Short task
Work through the listing below and count the lines that hold "full". Answer with the number alone.

Collected material
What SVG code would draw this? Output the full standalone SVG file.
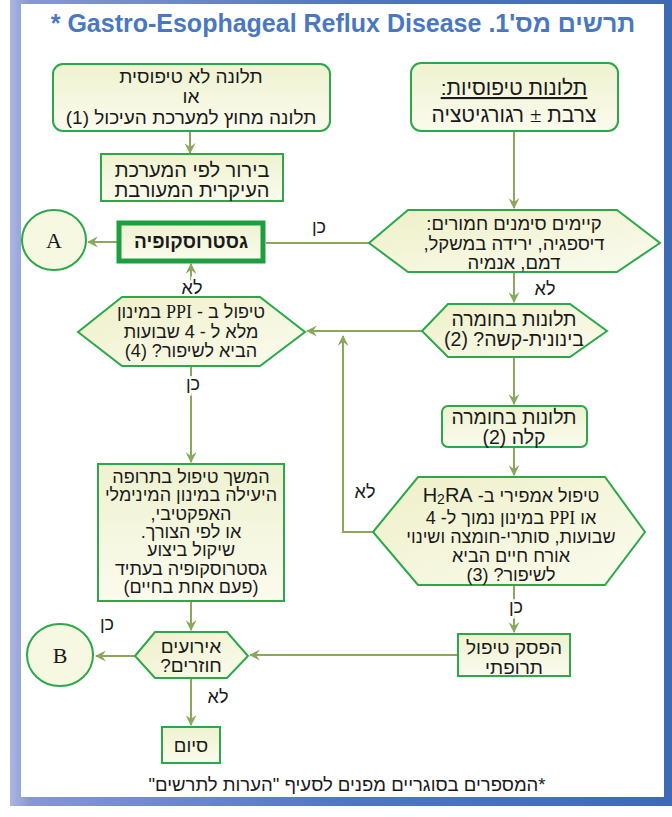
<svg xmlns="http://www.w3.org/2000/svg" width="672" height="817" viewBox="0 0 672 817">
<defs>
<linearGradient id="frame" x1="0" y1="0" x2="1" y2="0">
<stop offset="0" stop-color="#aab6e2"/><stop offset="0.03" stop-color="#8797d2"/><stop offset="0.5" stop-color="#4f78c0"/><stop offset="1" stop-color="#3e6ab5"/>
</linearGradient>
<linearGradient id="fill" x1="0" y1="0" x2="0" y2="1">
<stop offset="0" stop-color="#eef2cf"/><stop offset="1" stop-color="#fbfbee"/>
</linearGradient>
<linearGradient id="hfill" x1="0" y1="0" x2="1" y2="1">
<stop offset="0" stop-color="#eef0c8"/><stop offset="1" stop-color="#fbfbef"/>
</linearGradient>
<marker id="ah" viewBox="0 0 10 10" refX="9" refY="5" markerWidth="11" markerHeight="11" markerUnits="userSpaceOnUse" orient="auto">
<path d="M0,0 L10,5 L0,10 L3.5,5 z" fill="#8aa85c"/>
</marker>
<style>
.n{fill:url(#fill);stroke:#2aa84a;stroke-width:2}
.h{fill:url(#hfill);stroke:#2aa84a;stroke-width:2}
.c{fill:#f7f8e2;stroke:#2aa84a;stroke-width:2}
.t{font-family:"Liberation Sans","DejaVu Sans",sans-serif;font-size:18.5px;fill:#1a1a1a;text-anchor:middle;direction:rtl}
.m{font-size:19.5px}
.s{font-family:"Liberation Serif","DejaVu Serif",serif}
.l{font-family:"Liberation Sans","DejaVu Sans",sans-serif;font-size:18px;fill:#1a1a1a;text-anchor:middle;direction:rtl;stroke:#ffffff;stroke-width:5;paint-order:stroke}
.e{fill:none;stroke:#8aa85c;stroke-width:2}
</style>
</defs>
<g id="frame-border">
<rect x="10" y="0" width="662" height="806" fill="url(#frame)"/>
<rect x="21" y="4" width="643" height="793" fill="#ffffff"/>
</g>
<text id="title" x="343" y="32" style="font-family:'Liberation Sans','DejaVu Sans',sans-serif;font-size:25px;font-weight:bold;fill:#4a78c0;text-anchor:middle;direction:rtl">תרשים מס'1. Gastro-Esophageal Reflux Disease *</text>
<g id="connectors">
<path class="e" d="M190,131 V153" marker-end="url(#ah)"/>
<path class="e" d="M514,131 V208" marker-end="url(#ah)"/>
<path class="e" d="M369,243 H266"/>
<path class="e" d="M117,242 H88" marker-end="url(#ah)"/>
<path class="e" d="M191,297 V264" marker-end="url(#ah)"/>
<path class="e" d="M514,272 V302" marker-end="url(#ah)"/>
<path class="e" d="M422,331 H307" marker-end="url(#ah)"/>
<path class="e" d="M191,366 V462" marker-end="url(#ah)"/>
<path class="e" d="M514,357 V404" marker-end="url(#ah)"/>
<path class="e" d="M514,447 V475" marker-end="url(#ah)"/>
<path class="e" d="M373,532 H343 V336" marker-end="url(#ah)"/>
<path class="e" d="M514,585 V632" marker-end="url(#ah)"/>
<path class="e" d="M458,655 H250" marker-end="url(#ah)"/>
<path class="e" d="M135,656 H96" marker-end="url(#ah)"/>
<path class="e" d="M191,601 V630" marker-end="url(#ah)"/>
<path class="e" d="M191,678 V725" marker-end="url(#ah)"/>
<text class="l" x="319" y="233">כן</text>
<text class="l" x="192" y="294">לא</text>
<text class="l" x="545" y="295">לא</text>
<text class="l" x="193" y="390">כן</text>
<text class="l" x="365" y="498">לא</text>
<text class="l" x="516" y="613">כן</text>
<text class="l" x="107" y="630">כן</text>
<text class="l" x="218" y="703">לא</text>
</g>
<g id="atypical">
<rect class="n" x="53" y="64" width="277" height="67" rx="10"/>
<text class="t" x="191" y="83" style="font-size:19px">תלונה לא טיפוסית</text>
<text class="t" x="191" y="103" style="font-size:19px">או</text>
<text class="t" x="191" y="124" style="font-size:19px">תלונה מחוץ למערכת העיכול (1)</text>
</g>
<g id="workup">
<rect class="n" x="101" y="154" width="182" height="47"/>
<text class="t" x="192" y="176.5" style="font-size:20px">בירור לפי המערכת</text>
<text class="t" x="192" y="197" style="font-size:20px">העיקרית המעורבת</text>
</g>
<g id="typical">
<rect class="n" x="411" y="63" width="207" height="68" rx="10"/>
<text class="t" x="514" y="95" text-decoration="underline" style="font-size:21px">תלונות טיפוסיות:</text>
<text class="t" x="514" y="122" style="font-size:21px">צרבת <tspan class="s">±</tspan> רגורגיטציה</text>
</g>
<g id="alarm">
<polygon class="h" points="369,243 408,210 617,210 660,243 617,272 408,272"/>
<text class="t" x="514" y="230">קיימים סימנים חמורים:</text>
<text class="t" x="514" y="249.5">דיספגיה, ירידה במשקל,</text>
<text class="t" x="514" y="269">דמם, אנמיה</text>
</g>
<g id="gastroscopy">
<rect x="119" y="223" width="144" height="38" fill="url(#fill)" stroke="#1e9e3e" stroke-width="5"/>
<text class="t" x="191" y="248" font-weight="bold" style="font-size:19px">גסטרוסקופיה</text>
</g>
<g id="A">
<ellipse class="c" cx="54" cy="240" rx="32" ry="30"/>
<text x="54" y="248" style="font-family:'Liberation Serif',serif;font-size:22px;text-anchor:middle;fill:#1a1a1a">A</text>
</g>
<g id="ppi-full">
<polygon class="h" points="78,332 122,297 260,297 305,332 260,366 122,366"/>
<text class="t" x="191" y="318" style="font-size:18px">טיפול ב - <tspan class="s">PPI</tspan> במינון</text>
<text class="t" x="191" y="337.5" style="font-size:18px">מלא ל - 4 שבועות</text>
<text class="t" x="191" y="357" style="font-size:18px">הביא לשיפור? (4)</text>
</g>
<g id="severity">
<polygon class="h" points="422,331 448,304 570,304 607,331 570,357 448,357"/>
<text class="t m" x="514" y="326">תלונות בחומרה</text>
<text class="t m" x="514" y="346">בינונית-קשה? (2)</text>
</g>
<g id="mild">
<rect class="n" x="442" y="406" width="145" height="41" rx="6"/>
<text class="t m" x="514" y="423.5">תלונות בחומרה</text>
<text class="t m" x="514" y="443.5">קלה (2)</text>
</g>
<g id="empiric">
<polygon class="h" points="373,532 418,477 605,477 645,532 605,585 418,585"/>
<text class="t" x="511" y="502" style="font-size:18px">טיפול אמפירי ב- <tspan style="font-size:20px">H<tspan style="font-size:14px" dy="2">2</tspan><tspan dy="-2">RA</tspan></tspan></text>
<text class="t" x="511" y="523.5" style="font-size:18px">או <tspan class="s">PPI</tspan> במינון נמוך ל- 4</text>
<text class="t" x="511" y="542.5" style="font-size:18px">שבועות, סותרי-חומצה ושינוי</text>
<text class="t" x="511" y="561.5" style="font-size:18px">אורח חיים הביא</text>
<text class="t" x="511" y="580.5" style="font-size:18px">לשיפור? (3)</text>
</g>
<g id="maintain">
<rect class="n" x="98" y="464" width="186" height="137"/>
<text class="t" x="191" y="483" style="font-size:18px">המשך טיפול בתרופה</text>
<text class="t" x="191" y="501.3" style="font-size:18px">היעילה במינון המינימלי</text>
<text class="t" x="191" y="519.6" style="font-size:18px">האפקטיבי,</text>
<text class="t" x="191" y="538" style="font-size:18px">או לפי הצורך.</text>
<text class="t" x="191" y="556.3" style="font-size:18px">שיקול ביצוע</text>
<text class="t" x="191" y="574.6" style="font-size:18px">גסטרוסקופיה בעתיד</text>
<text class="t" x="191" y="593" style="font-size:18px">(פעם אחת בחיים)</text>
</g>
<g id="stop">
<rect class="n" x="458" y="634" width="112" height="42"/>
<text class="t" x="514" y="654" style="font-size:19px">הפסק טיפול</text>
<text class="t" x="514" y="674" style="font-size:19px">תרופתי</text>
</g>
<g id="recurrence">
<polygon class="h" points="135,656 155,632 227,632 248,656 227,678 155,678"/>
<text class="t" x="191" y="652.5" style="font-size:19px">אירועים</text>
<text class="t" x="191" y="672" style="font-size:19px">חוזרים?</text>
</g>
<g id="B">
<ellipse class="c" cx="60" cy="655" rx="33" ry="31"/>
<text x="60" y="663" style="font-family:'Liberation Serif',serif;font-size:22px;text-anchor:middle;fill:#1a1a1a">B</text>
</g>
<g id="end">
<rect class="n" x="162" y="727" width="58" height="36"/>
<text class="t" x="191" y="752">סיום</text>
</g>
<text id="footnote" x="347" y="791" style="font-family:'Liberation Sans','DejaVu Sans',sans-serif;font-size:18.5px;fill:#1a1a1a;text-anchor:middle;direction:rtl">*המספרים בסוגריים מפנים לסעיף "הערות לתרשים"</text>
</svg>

The completed task
2